• [Input records]
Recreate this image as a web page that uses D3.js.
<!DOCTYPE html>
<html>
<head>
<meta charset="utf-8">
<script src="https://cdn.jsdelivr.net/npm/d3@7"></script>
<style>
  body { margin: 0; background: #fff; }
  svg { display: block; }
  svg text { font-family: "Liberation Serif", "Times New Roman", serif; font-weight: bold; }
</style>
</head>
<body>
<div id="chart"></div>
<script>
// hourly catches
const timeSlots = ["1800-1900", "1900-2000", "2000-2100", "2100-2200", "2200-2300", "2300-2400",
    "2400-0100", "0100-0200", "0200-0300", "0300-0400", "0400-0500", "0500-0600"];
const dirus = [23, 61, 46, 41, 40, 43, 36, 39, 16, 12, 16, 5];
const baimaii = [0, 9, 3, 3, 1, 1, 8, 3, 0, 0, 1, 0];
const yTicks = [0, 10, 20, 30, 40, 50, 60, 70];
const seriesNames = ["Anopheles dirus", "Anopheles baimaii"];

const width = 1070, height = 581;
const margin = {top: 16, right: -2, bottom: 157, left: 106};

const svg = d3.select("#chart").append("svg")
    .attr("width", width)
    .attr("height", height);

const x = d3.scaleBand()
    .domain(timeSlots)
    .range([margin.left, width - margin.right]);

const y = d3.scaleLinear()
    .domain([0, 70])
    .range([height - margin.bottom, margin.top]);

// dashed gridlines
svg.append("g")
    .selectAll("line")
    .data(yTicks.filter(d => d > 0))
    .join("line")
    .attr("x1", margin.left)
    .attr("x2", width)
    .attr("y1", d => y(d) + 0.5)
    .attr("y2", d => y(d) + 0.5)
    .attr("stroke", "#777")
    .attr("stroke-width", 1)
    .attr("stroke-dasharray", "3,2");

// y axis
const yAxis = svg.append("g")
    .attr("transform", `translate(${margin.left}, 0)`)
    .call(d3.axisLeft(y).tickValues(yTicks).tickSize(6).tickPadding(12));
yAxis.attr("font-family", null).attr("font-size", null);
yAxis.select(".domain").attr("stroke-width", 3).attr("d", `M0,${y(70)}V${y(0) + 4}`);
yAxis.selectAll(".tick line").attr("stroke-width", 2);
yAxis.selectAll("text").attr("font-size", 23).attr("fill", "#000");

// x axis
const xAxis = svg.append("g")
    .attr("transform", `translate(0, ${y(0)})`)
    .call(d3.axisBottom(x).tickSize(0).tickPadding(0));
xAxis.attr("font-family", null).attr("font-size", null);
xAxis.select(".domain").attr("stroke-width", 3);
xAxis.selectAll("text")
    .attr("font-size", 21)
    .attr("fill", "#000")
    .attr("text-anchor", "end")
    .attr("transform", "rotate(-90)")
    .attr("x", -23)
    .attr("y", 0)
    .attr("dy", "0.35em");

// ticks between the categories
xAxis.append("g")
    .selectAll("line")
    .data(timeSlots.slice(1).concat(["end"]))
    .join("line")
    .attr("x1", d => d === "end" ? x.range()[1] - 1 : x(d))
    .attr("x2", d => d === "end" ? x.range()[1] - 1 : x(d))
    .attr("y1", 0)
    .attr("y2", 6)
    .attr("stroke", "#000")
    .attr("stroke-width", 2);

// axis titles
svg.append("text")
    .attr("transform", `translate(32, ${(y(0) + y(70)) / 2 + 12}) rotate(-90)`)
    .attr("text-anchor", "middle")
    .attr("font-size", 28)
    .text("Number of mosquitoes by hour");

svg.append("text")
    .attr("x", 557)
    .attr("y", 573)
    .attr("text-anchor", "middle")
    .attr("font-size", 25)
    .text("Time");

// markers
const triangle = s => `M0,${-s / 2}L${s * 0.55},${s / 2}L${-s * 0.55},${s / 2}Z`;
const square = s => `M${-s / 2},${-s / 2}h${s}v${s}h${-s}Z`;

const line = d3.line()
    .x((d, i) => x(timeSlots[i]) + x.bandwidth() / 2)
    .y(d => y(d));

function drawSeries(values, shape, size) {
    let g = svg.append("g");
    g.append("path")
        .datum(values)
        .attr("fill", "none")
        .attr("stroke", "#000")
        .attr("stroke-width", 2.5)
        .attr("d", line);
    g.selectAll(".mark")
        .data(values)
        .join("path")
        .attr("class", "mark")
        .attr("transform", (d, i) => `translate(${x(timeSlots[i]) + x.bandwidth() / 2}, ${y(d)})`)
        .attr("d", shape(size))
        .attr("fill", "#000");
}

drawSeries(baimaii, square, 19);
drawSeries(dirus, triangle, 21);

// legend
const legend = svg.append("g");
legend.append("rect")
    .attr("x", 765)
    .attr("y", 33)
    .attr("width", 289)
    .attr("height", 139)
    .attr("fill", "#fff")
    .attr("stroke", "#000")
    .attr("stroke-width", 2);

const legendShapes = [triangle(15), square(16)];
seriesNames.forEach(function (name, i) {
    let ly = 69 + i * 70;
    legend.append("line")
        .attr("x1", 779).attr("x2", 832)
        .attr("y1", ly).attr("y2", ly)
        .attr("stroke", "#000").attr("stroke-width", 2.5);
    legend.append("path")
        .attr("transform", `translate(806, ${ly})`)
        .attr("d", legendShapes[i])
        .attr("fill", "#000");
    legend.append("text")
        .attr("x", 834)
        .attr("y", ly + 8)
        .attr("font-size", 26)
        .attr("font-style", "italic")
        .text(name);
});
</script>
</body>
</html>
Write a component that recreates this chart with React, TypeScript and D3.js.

• [What to do] Reproduce all of the data exactly as given.

• [Task solution]
Recreate this image as a web page that uses D3.js.
<!DOCTYPE html>
<html>
<head>
<meta charset="utf-8">
<script src="https://cdn.jsdelivr.net/npm/d3@7"></script>
<style>
  body { margin: 0; background: #fff; }
  svg { display: block; }
  svg text { font-family: "Liberation Serif", "Times New Roman", serif; font-weight: bold; }
</style>
</head>
<body>
<div id="chart"></div>
<script>
// hourly catches
const timeSlots = ["1800-1900", "1900-2000", "2000-2100", "2100-2200", "2200-2300", "2300-2400",
    "2400-0100", "0100-0200", "0200-0300", "0300-0400", "0400-0500", "0500-0600"];
const dirus = [23, 61, 46, 41, 40, 43, 36, 39, 16, 12, 16, 5];
const baimaii = [0, 9, 3, 3, 1, 1, 8, 3, 0, 0, 1, 0];
const yTicks = [0, 10, 20, 30, 40, 50, 60, 70];
const seriesNames = ["Anopheles dirus", "Anopheles baimaii"];

const width = 1070, height = 581;
const margin = {top: 16, right: -2, bottom: 157, left: 106};

const svg = d3.select("#chart").append("svg")
    .attr("width", width)
    .attr("height", height);

const x = d3.scaleBand()
    .domain(timeSlots)
    .range([margin.left, width - margin.right]);

const y = d3.scaleLinear()
    .domain([0, 70])
    .range([height - margin.bottom, margin.top]);

// dashed gridlines
svg.append("g")
    .selectAll("line")
    .data(yTicks.filter(d => d > 0))
    .join("line")
    .attr("x1", margin.left)
    .attr("x2", width)
    .attr("y1", d => y(d) + 0.5)
    .attr("y2", d => y(d) + 0.5)
    .attr("stroke", "#777")
    .attr("stroke-width", 1)
    .attr("stroke-dasharray", "3,2");

// y axis
const yAxis = svg.append("g")
    .attr("transform", `translate(${margin.left}, 0)`)
    .call(d3.axisLeft(y).tickValues(yTicks).tickSize(6).tickPadding(12));
yAxis.attr("font-family", null).attr("font-size", null);
yAxis.select(".domain").attr("stroke-width", 3).attr("d", `M0,${y(70)}V${y(0) + 4}`);
yAxis.selectAll(".tick line").attr("stroke-width", 2);
yAxis.selectAll("text").attr("font-size", 23).attr("fill", "#000");

// x axis
const xAxis = svg.append("g")
    .attr("transform", `translate(0, ${y(0)})`)
    .call(d3.axisBottom(x).tickSize(0).tickPadding(0));
xAxis.attr("font-family", null).attr("font-size", null);
xAxis.select(".domain").attr("stroke-width", 3);
xAxis.selectAll("text")
    .attr("font-size", 21)
    .attr("fill", "#000")
    .attr("text-anchor", "end")
    .attr("transform", "rotate(-90)")
    .attr("x", -23)
    .attr("y", 0)
    .attr("dy", "0.35em");

// ticks between the categories
xAxis.append("g")
    .selectAll("line")
    .data(timeSlots.slice(1).concat(["end"]))
    .join("line")
    .attr("x1", d => d === "end" ? x.range()[1] - 1 : x(d))
    .attr("x2", d => d === "end" ? x.range()[1] - 1 : x(d))
    .attr("y1", 0)
    .attr("y2", 6)
    .attr("stroke", "#000")
    .attr("stroke-width", 2);

// axis titles
svg.append("text")
    .attr("transform", `translate(32, ${(y(0) + y(70)) / 2 + 12}) rotate(-90)`)
    .attr("text-anchor", "middle")
    .attr("font-size", 28)
    .text("Number of mosquitoes by hour");

svg.append("text")
    .attr("x", 557)
    .attr("y", 573)
    .attr("text-anchor", "middle")
    .attr("font-size", 25)
    .text("Time");

// markers
const triangle = s => `M0,${-s / 2}L${s * 0.55},${s / 2}L${-s * 0.55},${s / 2}Z`;
const square = s => `M${-s / 2},${-s / 2}h${s}v${s}h${-s}Z`;

const line = d3.line()
    .x((d, i) => x(timeSlots[i]) + x.bandwidth() / 2)
    .y(d => y(d));

function drawSeries(values, shape, size) {
    let g = svg.append("g");
    g.append("path")
        .datum(values)
        .attr("fill", "none")
        .attr("stroke", "#000")
        .attr("stroke-width", 2.5)
        .attr("d", line);
    g.selectAll(".mark")
        .data(values)
        .join("path")
        .attr("class", "mark")
        .attr("transform", (d, i) => `translate(${x(timeSlots[i]) + x.bandwidth() / 2}, ${y(d)})`)
        .attr("d", shape(size))
        .attr("fill", "#000");
}

drawSeries(baimaii, square, 19);
drawSeries(dirus, triangle, 21);

// legend
const legend = svg.append("g");
legend.append("rect")
    .attr("x", 765)
    .attr("y", 33)
    .attr("width", 289)
    .attr("height", 139)
    .attr("fill", "#fff")
    .attr("stroke", "#000")
    .attr("stroke-width", 2);

const legendShapes = [triangle(15), square(16)];
seriesNames.forEach(function (name, i) {
    let ly = 69 + i * 70;
    legend.append("line")
        .attr("x1", 779).attr("x2", 832)
        .attr("y1", ly).attr("y2", ly)
        .attr("stroke", "#000").attr("stroke-width", 2.5);
    legend.append("path")
        .attr("transform", `translate(806, ${ly})`)
        .attr("d", legendShapes[i])
        .attr("fill", "#000");
    legend.append("text")
        .attr("x", 834)
        .attr("y", ly + 8)
        .attr("font-size", 26)
        .attr("font-style", "italic")
        .text(name);
});
</script>
</body>
</html>
Write a component that recreates this chart with React, TypeScript and D3.js.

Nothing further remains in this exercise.